The plaintiff further claimed K8,000.00 being the transport expense for moving his belonging’s from Zomba to Blantyre. 
The defendant ought to have provided such transport.  The plaintiff could not produce any proof of the fact that be indeed spent
K8,000.00 on transporting his belongings from Zomba to Blantyre.  Special damages like these ought to be strictly proved as
submitted by the defence.  That proof is completely lacking and this court declines  to award the sum of K8,000.00 transport
costs as claimed.



The plaintiff has further claimed damages for conspiracy.  With due respect to the plaintiffs’ submissions on the same
this court finds that these damages  are not within the parameters of the judgment of the High nor does the plaintiff’s
claim herein include damages for conspiracy.  At any rate the tort of conspiracy involves at least more than two people. 
Logically therefore that claim is beyond this matter where there is only one defendant.  The claim for damages for conspiracy
also fails.



 On the question of notice pay the same as admitted by the plaintiff was already paid to him by the defendant on 12th January, 2004.  That issue is settled.  This court can not adjust the same retrospectively to cater for the fall in the
value of the Kwacha.  This court can also not award the plaintiff the professional allowance as it is based on the contract
herein which was itself terminated.  So no award for the professional allowance is made.  See Dr Chawani v. Attorney General  (cited above).

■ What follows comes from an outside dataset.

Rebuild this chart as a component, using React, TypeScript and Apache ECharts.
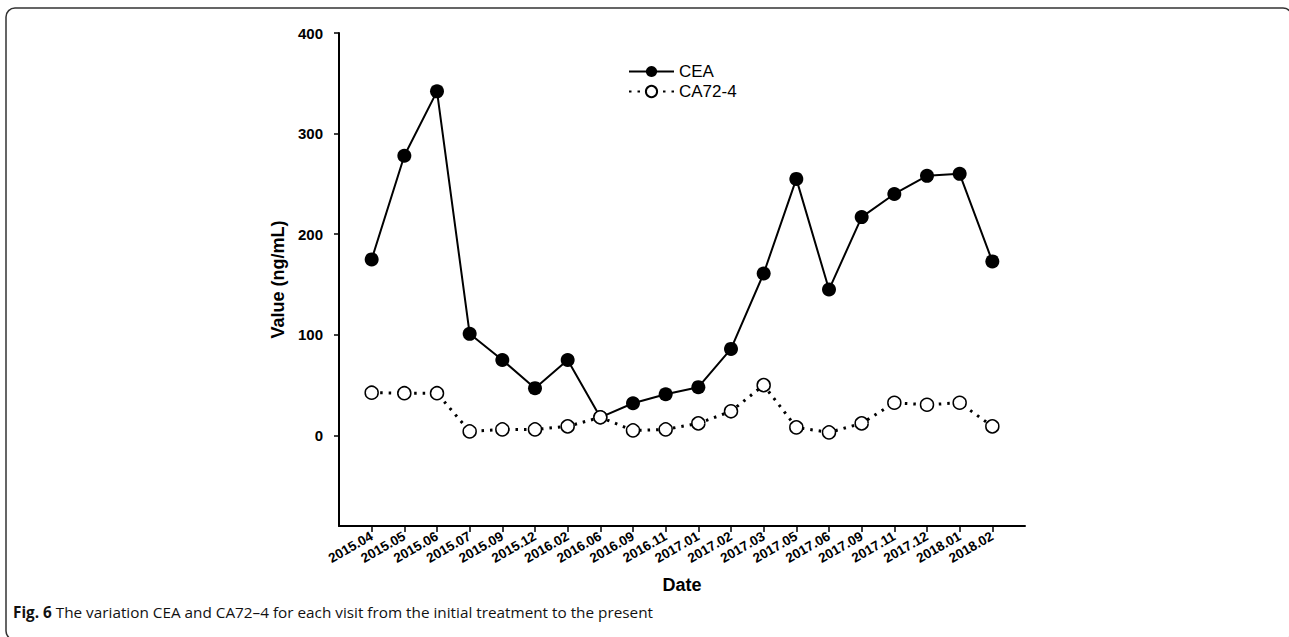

The plaintiff also submitted that he be awarded sentimental damages for being humiliated.  This shall be dealt with together
with the plaintiff’s claim for damages for defamation.  This court wishes to agree with the defence that this case does
not concern itself with defamation.  Humiliation is an aspect which on its own did not come as an issue before the High Court.  
With the greatest respect to the plaintiff’s submissions on damages for defamation and sentimental damages this court declines
to award either.



Costs of the instant assessment are for the plaintiff.



Made in Chambers at Blantyre this    May, 2004.